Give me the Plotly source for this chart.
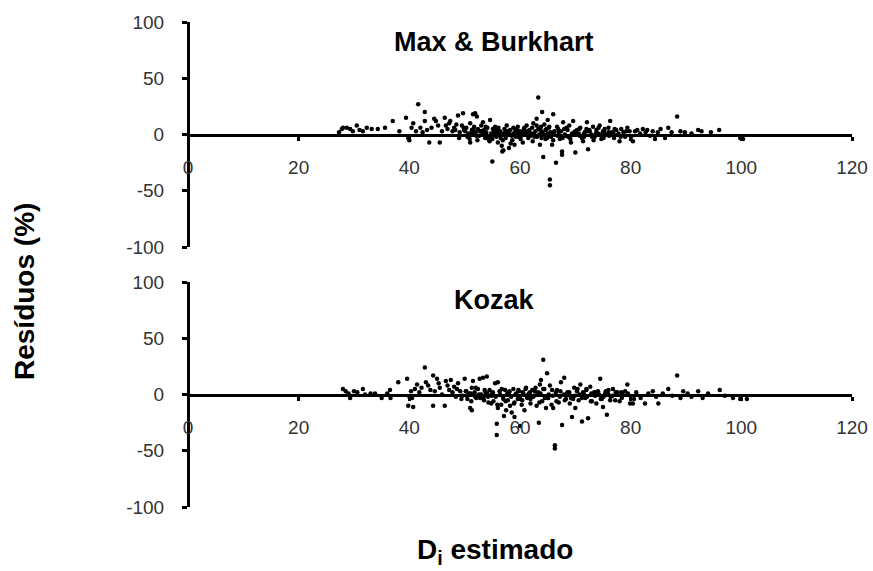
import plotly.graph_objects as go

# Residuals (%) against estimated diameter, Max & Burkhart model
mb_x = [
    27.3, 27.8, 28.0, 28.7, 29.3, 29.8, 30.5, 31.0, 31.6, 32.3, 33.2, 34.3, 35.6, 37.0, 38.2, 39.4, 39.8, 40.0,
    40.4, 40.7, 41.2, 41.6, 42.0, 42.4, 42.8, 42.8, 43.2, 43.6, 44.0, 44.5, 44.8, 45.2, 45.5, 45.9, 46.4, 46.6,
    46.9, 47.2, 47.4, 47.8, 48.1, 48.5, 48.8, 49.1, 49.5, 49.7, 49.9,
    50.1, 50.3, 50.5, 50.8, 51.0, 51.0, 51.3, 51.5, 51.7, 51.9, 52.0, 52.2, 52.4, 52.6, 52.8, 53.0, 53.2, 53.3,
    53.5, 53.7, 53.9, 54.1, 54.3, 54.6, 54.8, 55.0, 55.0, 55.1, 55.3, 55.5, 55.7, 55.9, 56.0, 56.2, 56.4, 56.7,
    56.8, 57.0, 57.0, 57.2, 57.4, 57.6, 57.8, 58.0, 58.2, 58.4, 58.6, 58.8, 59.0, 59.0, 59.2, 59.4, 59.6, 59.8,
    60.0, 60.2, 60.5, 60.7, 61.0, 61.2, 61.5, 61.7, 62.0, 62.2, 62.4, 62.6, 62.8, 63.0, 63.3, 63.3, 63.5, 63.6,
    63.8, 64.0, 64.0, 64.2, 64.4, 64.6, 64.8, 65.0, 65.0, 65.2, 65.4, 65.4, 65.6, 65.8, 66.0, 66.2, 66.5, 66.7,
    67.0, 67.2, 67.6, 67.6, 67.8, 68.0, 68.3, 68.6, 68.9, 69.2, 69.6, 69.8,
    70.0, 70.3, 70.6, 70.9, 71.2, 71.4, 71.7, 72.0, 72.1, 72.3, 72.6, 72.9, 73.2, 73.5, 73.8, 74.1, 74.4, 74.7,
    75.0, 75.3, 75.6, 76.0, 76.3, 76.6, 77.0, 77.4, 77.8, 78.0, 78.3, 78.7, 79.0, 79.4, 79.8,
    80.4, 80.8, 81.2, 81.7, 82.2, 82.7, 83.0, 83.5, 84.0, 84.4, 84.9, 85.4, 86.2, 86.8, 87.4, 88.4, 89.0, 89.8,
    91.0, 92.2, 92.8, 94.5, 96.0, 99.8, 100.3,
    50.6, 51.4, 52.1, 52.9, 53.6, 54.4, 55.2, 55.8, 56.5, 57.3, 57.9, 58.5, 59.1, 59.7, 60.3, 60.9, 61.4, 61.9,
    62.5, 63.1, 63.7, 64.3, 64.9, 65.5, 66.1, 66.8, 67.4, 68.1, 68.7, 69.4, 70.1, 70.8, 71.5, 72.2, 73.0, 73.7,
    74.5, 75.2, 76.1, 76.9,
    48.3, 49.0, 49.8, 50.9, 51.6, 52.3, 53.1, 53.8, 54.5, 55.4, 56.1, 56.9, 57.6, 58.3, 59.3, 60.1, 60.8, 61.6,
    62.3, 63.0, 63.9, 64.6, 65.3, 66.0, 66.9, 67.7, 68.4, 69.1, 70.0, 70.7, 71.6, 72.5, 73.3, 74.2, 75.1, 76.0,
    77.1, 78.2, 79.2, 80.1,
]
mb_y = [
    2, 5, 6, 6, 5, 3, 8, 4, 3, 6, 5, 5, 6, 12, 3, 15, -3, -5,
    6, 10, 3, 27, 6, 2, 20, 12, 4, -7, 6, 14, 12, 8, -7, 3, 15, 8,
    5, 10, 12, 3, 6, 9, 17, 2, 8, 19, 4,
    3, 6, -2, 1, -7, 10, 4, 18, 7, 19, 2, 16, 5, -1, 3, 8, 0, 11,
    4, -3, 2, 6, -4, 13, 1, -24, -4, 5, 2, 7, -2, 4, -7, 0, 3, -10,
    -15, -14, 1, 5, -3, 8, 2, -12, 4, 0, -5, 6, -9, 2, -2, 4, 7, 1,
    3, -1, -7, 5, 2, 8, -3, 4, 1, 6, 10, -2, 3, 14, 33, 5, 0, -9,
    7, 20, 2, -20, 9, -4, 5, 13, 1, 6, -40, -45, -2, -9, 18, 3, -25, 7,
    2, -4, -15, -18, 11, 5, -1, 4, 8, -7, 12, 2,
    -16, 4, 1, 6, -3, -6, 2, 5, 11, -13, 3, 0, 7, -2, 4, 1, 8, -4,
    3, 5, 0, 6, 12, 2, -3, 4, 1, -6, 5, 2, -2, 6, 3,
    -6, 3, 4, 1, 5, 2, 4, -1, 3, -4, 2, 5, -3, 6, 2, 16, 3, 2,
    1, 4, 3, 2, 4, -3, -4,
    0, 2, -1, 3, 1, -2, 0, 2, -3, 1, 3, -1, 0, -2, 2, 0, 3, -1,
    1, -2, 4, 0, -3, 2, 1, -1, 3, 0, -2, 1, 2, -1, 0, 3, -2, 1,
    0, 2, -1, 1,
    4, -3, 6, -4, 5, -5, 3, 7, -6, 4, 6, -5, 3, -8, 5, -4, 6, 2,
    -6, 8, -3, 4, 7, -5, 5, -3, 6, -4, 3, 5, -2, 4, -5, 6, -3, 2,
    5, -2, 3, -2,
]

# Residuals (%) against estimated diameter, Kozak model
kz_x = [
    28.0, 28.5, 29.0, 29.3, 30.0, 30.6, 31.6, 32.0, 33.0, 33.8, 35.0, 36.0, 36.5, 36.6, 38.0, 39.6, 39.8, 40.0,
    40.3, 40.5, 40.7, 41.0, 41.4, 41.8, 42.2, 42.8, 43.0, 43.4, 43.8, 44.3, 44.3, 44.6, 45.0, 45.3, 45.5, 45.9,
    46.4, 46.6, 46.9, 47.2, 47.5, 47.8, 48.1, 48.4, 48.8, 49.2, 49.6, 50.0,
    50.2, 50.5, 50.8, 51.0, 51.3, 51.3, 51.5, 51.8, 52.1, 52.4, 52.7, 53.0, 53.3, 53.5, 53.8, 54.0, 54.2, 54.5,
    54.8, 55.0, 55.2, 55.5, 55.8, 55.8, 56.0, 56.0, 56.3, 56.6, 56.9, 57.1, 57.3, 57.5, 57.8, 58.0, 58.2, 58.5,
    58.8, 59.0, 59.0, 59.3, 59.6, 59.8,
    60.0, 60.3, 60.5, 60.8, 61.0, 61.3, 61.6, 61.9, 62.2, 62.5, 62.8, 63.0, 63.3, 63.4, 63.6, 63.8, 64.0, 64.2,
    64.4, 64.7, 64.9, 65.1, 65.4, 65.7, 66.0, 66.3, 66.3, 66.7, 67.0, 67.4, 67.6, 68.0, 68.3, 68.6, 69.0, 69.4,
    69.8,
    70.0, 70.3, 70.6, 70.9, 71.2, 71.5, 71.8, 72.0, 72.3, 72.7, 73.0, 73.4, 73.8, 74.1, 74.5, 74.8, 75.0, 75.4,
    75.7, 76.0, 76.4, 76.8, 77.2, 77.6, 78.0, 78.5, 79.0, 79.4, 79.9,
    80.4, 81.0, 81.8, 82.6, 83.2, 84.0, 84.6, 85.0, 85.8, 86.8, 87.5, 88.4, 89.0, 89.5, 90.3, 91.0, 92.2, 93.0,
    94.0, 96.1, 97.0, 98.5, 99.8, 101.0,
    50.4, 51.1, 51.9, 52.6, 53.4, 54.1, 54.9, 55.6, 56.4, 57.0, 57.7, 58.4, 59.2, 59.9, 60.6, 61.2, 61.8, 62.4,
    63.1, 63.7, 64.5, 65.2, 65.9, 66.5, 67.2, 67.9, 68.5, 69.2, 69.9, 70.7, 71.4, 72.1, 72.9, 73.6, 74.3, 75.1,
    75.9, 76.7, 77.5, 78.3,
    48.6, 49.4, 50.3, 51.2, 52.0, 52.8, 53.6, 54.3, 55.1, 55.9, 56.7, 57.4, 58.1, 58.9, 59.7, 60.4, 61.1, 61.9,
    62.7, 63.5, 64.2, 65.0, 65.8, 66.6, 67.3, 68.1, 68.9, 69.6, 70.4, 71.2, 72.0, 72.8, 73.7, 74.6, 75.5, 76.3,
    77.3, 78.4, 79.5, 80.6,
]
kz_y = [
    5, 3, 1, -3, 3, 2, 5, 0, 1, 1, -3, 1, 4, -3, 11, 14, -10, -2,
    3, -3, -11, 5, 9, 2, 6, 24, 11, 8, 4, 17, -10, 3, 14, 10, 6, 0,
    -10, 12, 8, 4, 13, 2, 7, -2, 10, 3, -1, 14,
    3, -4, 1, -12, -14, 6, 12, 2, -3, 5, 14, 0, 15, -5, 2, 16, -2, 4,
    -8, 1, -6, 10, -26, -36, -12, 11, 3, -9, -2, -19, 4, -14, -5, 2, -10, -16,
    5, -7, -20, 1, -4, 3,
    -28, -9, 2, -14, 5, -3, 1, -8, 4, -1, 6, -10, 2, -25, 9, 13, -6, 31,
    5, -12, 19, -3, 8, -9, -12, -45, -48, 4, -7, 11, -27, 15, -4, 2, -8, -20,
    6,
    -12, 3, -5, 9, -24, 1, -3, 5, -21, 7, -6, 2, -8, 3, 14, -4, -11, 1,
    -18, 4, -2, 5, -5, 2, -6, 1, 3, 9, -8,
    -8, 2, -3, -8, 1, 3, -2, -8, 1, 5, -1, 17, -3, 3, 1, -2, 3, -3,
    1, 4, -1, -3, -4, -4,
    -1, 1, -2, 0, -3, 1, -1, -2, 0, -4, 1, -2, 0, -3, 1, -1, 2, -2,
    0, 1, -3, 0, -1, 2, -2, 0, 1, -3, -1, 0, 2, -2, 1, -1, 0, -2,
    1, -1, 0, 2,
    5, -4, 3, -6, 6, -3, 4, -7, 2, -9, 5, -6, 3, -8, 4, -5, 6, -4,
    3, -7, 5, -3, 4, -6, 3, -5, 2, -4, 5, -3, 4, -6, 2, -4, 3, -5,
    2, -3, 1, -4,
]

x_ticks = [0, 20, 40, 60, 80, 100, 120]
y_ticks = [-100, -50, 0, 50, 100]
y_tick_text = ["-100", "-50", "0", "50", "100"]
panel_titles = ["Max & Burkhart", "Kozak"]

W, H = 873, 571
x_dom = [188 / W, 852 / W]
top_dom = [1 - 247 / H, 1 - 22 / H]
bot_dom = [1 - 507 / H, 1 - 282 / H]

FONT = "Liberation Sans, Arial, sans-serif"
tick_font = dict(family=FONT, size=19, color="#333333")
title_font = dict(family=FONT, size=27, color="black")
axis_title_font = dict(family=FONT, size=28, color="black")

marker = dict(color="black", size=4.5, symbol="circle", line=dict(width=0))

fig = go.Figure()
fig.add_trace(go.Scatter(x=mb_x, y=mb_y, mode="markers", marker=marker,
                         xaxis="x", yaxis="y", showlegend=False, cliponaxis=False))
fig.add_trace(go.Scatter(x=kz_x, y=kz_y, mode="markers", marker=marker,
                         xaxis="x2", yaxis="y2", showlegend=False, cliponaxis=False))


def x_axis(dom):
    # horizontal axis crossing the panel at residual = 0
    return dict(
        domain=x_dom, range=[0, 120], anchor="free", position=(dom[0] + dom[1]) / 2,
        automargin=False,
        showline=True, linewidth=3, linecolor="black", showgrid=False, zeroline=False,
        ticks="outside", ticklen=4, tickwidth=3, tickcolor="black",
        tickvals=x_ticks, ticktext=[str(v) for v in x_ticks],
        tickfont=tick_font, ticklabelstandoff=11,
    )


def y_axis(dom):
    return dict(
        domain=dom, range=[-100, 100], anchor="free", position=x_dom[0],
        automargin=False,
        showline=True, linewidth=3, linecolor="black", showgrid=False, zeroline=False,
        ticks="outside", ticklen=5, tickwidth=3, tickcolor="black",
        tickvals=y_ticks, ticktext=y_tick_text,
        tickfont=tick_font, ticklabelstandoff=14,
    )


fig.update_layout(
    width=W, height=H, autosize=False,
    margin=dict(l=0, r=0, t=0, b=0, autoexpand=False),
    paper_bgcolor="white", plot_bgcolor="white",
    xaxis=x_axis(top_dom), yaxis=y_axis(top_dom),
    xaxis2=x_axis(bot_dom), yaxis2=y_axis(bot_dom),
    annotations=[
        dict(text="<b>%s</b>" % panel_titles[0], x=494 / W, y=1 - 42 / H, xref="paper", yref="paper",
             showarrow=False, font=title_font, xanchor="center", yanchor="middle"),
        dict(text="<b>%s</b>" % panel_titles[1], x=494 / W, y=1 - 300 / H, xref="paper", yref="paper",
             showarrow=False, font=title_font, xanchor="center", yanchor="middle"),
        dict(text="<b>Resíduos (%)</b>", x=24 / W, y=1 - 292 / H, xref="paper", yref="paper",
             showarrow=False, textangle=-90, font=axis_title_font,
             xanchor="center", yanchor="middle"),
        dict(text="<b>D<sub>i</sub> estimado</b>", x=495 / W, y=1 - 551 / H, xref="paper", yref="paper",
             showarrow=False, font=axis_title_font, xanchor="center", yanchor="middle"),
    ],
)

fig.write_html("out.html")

...

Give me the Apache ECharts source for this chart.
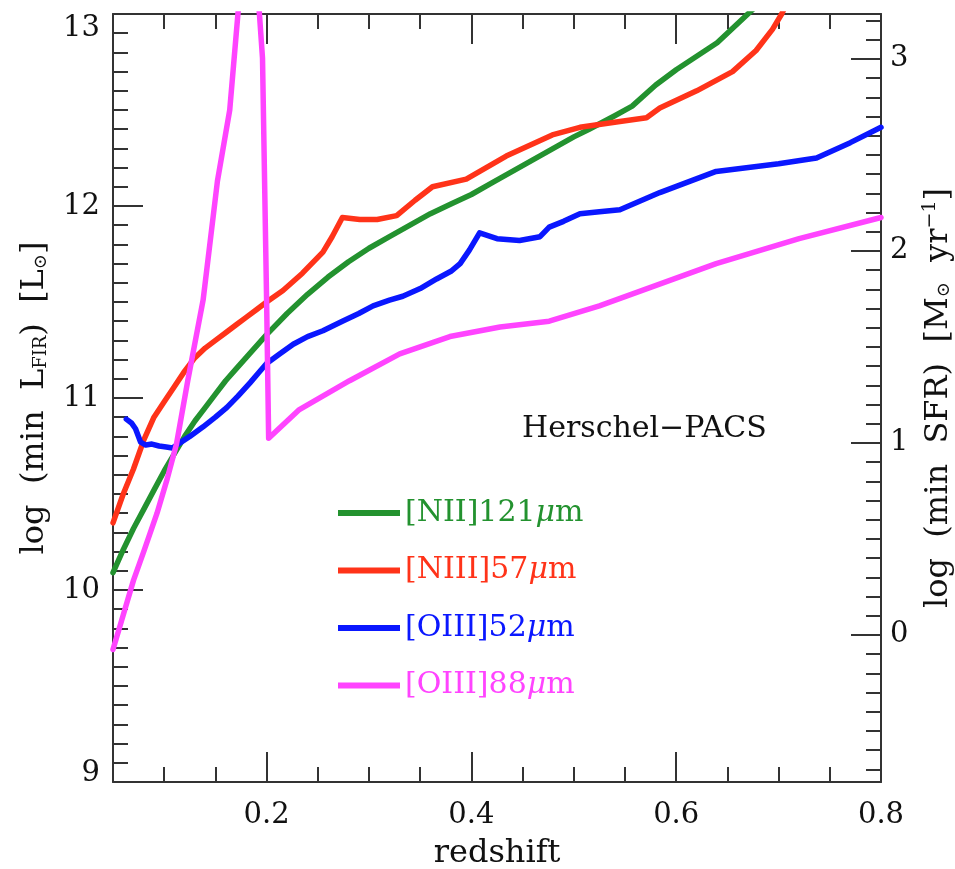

Objective
Take the lines from the one holding "Give me the Plotly source for this chart." to the one holding "import plotly.graph_objects as go", both lines included, and give them again exactly, with no pictures.

Written answer
Give me the Plotly source for this chart.
import plotly.graph_objects as go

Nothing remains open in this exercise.